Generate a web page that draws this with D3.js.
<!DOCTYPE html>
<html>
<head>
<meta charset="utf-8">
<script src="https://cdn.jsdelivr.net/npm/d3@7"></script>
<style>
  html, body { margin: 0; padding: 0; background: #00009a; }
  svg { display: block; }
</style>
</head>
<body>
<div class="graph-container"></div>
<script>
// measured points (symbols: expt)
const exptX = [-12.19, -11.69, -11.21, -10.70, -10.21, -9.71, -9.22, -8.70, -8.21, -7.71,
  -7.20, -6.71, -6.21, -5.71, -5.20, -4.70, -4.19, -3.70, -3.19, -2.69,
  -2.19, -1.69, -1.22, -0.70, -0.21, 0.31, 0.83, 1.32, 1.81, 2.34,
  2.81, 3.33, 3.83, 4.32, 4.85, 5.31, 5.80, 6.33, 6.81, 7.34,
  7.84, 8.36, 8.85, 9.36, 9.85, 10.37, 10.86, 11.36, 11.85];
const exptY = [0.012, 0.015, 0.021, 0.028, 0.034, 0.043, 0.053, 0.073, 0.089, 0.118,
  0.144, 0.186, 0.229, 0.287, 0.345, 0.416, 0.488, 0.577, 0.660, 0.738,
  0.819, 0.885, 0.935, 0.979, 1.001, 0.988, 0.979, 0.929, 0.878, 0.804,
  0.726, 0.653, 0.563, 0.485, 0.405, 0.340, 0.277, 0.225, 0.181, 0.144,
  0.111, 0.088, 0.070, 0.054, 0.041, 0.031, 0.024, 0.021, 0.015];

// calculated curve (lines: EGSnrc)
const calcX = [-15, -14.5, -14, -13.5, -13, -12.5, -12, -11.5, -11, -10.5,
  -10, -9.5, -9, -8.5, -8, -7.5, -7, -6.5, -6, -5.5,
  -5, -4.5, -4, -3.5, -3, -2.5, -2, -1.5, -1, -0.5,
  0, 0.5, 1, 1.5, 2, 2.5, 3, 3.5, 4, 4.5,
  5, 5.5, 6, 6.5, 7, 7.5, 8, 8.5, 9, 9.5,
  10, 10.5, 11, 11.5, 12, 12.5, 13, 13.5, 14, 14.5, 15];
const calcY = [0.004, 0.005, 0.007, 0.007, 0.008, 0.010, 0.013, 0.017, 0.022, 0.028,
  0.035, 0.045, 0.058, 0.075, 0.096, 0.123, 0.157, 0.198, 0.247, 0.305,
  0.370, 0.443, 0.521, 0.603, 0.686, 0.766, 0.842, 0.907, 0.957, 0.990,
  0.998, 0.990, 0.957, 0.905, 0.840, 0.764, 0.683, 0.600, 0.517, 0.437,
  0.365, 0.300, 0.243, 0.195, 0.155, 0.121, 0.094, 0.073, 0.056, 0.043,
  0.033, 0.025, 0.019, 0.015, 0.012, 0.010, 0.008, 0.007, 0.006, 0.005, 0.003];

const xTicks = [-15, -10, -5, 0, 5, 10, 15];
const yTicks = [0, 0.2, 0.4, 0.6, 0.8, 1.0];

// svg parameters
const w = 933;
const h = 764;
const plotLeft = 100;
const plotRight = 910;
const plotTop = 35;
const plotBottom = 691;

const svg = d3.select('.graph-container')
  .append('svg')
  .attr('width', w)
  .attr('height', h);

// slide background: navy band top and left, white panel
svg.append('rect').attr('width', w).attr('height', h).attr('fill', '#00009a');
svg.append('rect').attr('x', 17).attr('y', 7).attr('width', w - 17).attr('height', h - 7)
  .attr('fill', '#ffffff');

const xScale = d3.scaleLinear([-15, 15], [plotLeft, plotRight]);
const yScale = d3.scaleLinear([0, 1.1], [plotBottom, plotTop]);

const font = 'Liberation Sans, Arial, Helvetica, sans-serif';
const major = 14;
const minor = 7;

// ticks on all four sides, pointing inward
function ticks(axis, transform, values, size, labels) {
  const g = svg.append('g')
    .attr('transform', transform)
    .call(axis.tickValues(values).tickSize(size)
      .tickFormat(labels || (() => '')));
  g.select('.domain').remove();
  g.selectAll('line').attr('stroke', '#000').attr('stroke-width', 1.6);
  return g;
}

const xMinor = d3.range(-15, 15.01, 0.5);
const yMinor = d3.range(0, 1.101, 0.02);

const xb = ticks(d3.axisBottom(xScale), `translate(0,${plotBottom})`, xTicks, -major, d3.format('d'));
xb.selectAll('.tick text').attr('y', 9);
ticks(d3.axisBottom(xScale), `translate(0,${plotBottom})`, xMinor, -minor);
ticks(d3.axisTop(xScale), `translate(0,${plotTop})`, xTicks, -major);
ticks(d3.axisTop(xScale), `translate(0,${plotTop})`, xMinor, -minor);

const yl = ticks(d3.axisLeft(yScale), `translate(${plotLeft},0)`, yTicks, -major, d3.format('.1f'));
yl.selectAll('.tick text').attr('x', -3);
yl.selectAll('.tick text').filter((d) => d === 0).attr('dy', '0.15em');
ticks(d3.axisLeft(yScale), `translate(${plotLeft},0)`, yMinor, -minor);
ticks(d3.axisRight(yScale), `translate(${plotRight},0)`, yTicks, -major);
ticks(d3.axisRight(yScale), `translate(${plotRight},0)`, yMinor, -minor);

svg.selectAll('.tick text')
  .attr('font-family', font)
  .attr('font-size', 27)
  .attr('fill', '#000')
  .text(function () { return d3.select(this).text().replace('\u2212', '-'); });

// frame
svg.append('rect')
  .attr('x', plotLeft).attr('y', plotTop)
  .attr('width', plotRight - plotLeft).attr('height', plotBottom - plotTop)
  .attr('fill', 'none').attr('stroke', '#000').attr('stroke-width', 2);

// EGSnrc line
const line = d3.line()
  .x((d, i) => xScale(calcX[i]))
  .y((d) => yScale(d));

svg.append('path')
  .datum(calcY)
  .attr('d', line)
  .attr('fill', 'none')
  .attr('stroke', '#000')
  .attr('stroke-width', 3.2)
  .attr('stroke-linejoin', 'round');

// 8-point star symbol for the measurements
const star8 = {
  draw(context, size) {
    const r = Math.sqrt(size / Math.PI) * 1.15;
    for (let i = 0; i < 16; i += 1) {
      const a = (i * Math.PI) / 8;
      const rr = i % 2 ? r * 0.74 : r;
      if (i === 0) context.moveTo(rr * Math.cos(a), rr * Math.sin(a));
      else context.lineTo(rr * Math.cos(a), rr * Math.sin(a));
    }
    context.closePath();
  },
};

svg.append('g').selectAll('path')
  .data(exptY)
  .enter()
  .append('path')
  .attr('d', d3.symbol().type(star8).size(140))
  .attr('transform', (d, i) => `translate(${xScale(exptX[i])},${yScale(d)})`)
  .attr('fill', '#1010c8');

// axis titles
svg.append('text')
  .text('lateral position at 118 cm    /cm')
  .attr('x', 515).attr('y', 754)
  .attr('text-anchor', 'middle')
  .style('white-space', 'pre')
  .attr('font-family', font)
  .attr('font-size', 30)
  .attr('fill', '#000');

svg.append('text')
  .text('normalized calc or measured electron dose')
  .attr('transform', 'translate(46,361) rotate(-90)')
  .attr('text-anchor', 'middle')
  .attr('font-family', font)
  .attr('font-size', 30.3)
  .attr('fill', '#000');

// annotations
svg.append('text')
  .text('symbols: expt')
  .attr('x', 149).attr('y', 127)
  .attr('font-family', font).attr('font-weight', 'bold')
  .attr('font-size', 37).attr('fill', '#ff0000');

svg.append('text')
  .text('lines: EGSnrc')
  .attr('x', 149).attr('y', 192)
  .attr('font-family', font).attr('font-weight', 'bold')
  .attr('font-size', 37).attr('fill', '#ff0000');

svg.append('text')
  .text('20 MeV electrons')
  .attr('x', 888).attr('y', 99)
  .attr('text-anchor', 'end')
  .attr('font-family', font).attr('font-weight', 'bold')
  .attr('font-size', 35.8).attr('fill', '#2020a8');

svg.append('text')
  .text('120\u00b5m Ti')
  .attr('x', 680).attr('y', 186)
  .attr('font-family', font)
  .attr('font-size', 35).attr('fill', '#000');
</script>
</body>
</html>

---

▶ **PROBLEM DETAILS**
Looking at the material above, please copy exactly every line from its first line through the line containing "0.006, 0.005, 0.003];", with both ends included and nothing else.

▶ **WRITTEN RESPONSE**
Generate a web page that draws this with D3.js.
<!DOCTYPE html>
<html>
<head>
<meta charset="utf-8">
<script src="https://cdn.jsdelivr.net/npm/d3@7"></script>
<style>
  html, body { margin: 0; padding: 0; background: #00009a; }
  svg { display: block; }
</style>
</head>
<body>
<div class="graph-container"></div>
<script>
// measured points (symbols: expt)
const exptX = [-12.19, -11.69, -11.21, -10.70, -10.21, -9.71, -9.22, -8.70, -8.21, -7.71,
  -7.20, -6.71, -6.21, -5.71, -5.20, -4.70, -4.19, -3.70, -3.19, -2.69,
  -2.19, -1.69, -1.22, -0.70, -0.21, 0.31, 0.83, 1.32, 1.81, 2.34,
  2.81, 3.33, 3.83, 4.32, 4.85, 5.31, 5.80, 6.33, 6.81, 7.34,
  7.84, 8.36, 8.85, 9.36, 9.85, 10.37, 10.86, 11.36, 11.85];
const exptY = [0.012, 0.015, 0.021, 0.028, 0.034, 0.043, 0.053, 0.073, 0.089, 0.118,
  0.144, 0.186, 0.229, 0.287, 0.345, 0.416, 0.488, 0.577, 0.660, 0.738,
  0.819, 0.885, 0.935, 0.979, 1.001, 0.988, 0.979, 0.929, 0.878, 0.804,
  0.726, 0.653, 0.563, 0.485, 0.405, 0.340, 0.277, 0.225, 0.181, 0.144,
  0.111, 0.088, 0.070, 0.054, 0.041, 0.031, 0.024, 0.021, 0.015];

// calculated curve (lines: EGSnrc)
const calcX = [-15, -14.5, -14, -13.5, -13, -12.5, -12, -11.5, -11, -10.5,
  -10, -9.5, -9, -8.5, -8, -7.5, -7, -6.5, -6, -5.5,
  -5, -4.5, -4, -3.5, -3, -2.5, -2, -1.5, -1, -0.5,
  0, 0.5, 1, 1.5, 2, 2.5, 3, 3.5, 4, 4.5,
  5, 5.5, 6, 6.5, 7, 7.5, 8, 8.5, 9, 9.5,
  10, 10.5, 11, 11.5, 12, 12.5, 13, 13.5, 14, 14.5, 15];
const calcY = [0.004, 0.005, 0.007, 0.007, 0.008, 0.010, 0.013, 0.017, 0.022, 0.028,
  0.035, 0.045, 0.058, 0.075, 0.096, 0.123, 0.157, 0.198, 0.247, 0.305,
  0.370, 0.443, 0.521, 0.603, 0.686, 0.766, 0.842, 0.907, 0.957, 0.990,
  0.998, 0.990, 0.957, 0.905, 0.840, 0.764, 0.683, 0.600, 0.517, 0.437,
  0.365, 0.300, 0.243, 0.195, 0.155, 0.121, 0.094, 0.073, 0.056, 0.043,
  0.033, 0.025, 0.019, 0.015, 0.012, 0.010, 0.008, 0.007, 0.006, 0.005, 0.003];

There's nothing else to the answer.